In this work we propose a form of graph dynamics which proceeds in three steps. In the first step position-invariant feature detectors, which decide whether a feature is present in an image, are set up from training images. For processing arbitrary objects these features are small regular graphs, termed parquet graphs, whose nodes are attributed with Gabor amplitudes. Through combination of these classifiers into a linear discriminant that conforms to Linsker's infomax principle a weighted majority voting scheme is implemented. This network, termed the preselection network, is well suited to quickly rule out most irrelevant matches and only leaves the ambiguous cases, so-called model candidates, to be processed in a third step using a rudimentary version of elastic graph matching, a standard correspondence-based technique for face and object recognition. To further differentiate between model candidates with similar features it is asserted that the features be in similar spatial arrangement for the model to be selected. Model graphs are constructed dynamically by assembling model features into larger graphs according to their spatial arrangement.
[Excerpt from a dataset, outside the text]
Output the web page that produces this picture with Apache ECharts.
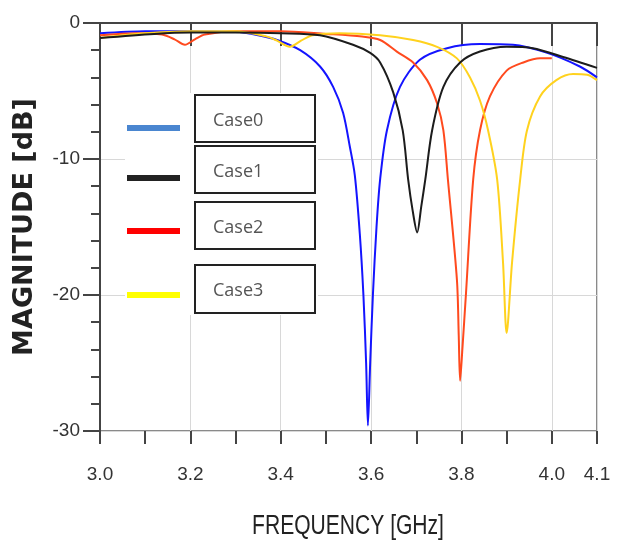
<!DOCTYPE html>
<html>
<head>
<meta charset="utf-8">
<script src="https://cdn.jsdelivr.net/npm/echarts@6/dist/echarts.min.js"></script>
<style>
  html, body { margin: 0; padding: 0; background: #fff; }
  #chart { width: 622px; height: 552px; }
</style>
</head>
<body>
<div id="chart"></div>
<script>
  // values (GHz, dB)
  var caseNames = ['Case0', 'Case1', 'Case2', 'Case3'];
  var caseColors = ['#1414ff', '#1c1c1c', '#ff4a1e', '#ffd21e'];
  var legendColors = ['#4a86d0', '#222222', '#ff0000', '#ffff00'];

  var freq0 = [3.0, 3.1, 3.2, 3.3, 3.35, 3.392, 3.443, 3.487, 3.516, 3.538, 3.553, 3.564, 3.575, 3.583, 3.589, 3.593, 3.598, 3.604, 3.612, 3.62, 3.635, 3.664, 3.708, 3.768, 3.841, 3.914, 3.99, 4.062, 4.1];
  var mag0 = [-0.75, -0.6, -0.6, -0.65, -0.9, -1.25, -2.0, -3.2, -4.7, -6.6, -9.1, -11.2, -15.5, -20, -25, -29.6, -25, -20, -15, -11.5, -7.9, -4.7, -2.7, -1.85, -1.55, -1.6, -2.2, -3.2, -4.0];

  var freq1 = [3.0, 3.12, 3.2, 3.3, 3.4, 3.487, 3.56, 3.598, 3.62, 3.649, 3.67, 3.682, 3.692, 3.702, 3.711, 3.72, 3.735, 3.76, 3.797, 3.841, 3.9, 3.958, 4.025, 4.1];
  var mag1 = [-1.1, -0.8, -0.7, -0.7, -0.75, -0.9, -1.6, -2.2, -2.9, -5.1, -7.9, -11.5, -13.8, -15.4, -13.5, -11.5, -7.9, -4.7, -2.9, -2.1, -1.75, -1.85, -2.5, -3.3];

  var freq2 = [3.0, 3.08, 3.137, 3.165, 3.188, 3.21, 3.232, 3.3, 3.4, 3.5, 3.58, 3.62, 3.657, 3.693, 3.724, 3.746, 3.76, 3.77, 3.79, 3.794, 3.797, 3.802, 3.81, 3.826, 3.841, 3.863, 3.9, 3.937, 3.974, 4.0];
  var mag2 = [-0.9, -0.75, -0.85, -1.2, -1.6, -1.2, -0.85, -0.6, -0.6, -0.8, -1.0, -1.25, -2.1, -2.9, -4.2, -5.9, -7.9, -11.5, -18.9, -23, -26.3, -24, -19.9, -11.5, -7.9, -5.4, -3.5, -2.9, -2.6, -2.6];

  var freq3 = [3.0, 3.08, 3.2, 3.3, 3.37, 3.392, 3.42, 3.445, 3.47, 3.53, 3.62, 3.693, 3.746, 3.79, 3.819, 3.841, 3.859, 3.879, 3.892, 3.9, 3.912, 3.93, 3.945, 3.974, 4.01, 4.047, 4.078, 4.1];
  var mag3 = [-1.1, -0.8, -0.6, -0.6, -1.0, -1.3, -1.75, -1.3, -0.9, -0.75, -0.9, -1.25, -1.75, -2.6, -4.0, -5.7, -7.9, -11.5, -17.6, -22.8, -17.6, -11.5, -7.9, -5.4, -4.2, -3.75, -3.8, -4.2];

  var freqs = [freq0, freq1, freq2, freq3];
  var mags = [mag0, mag1, mag2, mag3];

  var labelFont = "'Liberation Sans', Arial, sans-serif";

  var chart = echarts.init(document.getElementById('chart'));

  var series = [];
  var drawOrder = [0, 2, 3, 1];
  drawOrder.forEach(function (k) {
    var pts = [];
    for (var i = 0; i < freqs[k].length; i++) pts.push([freqs[k][i], mags[k][i]]);
    series.push({
      name: caseNames[k],
      type: 'line',
      data: pts,
      showSymbol: false,
      smooth: 0.3,
      lineStyle: { color: caseColors[k], width: 2 },
      z: 3
    });
  });

  // hand drawn legend like in the picture
  var boxes = [[95, 142], [146, 193], [202, 249], [265, 313]];
  var sampleY = [128, 178, 231, 295];
  var extras = [{
    type: 'rect', shape: { x: 125, y: 93, width: 193, height: 222 },
    style: { fill: '#fff' }, z: 50
  }];
  for (var i = 0; i < 4; i++) {
    extras.push({
      type: 'rect', shape: { x: 127, y: sampleY[i] - 3, width: 53, height: 6 },
      style: { fill: legendColors[i] }, z: 51
    });
    extras.push({
      type: 'rect', shape: { x: 195, y: boxes[i][0], width: 120, height: boxes[i][1] - boxes[i][0] },
      style: { fill: '#fff', stroke: '#222', lineWidth: 2 }, z: 51
    });
    extras.push({
      type: 'text', x: 213, y: (boxes[i][0] + boxes[i][1]) / 2 + 2,
      style: { text: caseNames[i], fill: '#555', font: "18px 'Open Sans', sans-serif", verticalAlign: 'middle' },
      z: 52
    });
  }
  // x axis title, narrow like the original
  extras.push({
    type: 'text', x: 348, y: 527, scaleX: 0.78, originX: 0,
    style: { text: 'FREQUENCY [GHz]', fill: '#222', font: "27px 'Liberation Sans', Arial, sans-serif",
      align: 'center', verticalAlign: 'middle' },
    z: 10
  });

  chart.setOption({
    animation: false,
    grid: {
      left: 100, top: 23, width: 497, height: 408,
      show: true, borderColor: '#8a8a8a', borderWidth: 2, backgroundColor: '#fff'
    },
    xAxis: [{
      type: 'value', min: 3.0, max: 4.1, interval: 0.2, position: 'bottom',
      axisLine: { lineStyle: { color: '#444', width: 2 } },
      axisTick: { length: 23, lineStyle: { color: '#444', width: 2 } },
      axisLabel: { margin: 34, fontFamily: labelFont, fontSize: 19, color: '#333',
        formatter: function (v) { return v.toFixed(1); } },
      splitLine: { show: true, lineStyle: { color: '#d8d8d8', width: 1 } }
    }, {
      type: 'value', min: 3.0, max: 4.1, interval: 0.1, position: 'bottom',
      axisLine: { show: false },
      axisTick: { length: 13, lineStyle: { color: '#444', width: 2 } },
      axisLabel: { show: false },
      splitLine: { show: false }
    }],
    yAxis: {
      type: 'value', min: -30, max: 0, interval: 10,
      name: 'MAGNITUDE [dB]', nameLocation: 'middle', nameGap: 62,
      nameTextStyle: { fontFamily: 'DejaVu Sans', fontWeight: 'bold', fontSize: 27, color: '#222' },
      axisLine: { show: true, lineStyle: { color: '#444', width: 2 } },
      axisTick: { length: 17, lineStyle: { color: '#444', width: 2 } },
      minorTick: { show: true, splitNumber: 5, length: 9, lineStyle: { color: '#444', width: 2 } },
      axisLabel: { margin: 20, fontFamily: labelFont, fontSize: 19, color: '#333' },
      splitLine: { show: true, lineStyle: { color: '#d8d8d8', width: 1 } }
    },
    series: series,
    graphic: extras
  });
</script>
</body>
</html>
The model candidate whose model graph attains the best similarity to the input image is chosen as the recognized model.

We report the results of experiments on standard databases for object recognition and categorization. The method achieved high recognition rates on identity, object category, and pose, provided that individual object variations are sufficiently covered by learning examples. Unlike many other models the presented technique can also cope with varying background, multiple objects, and partial occlusion.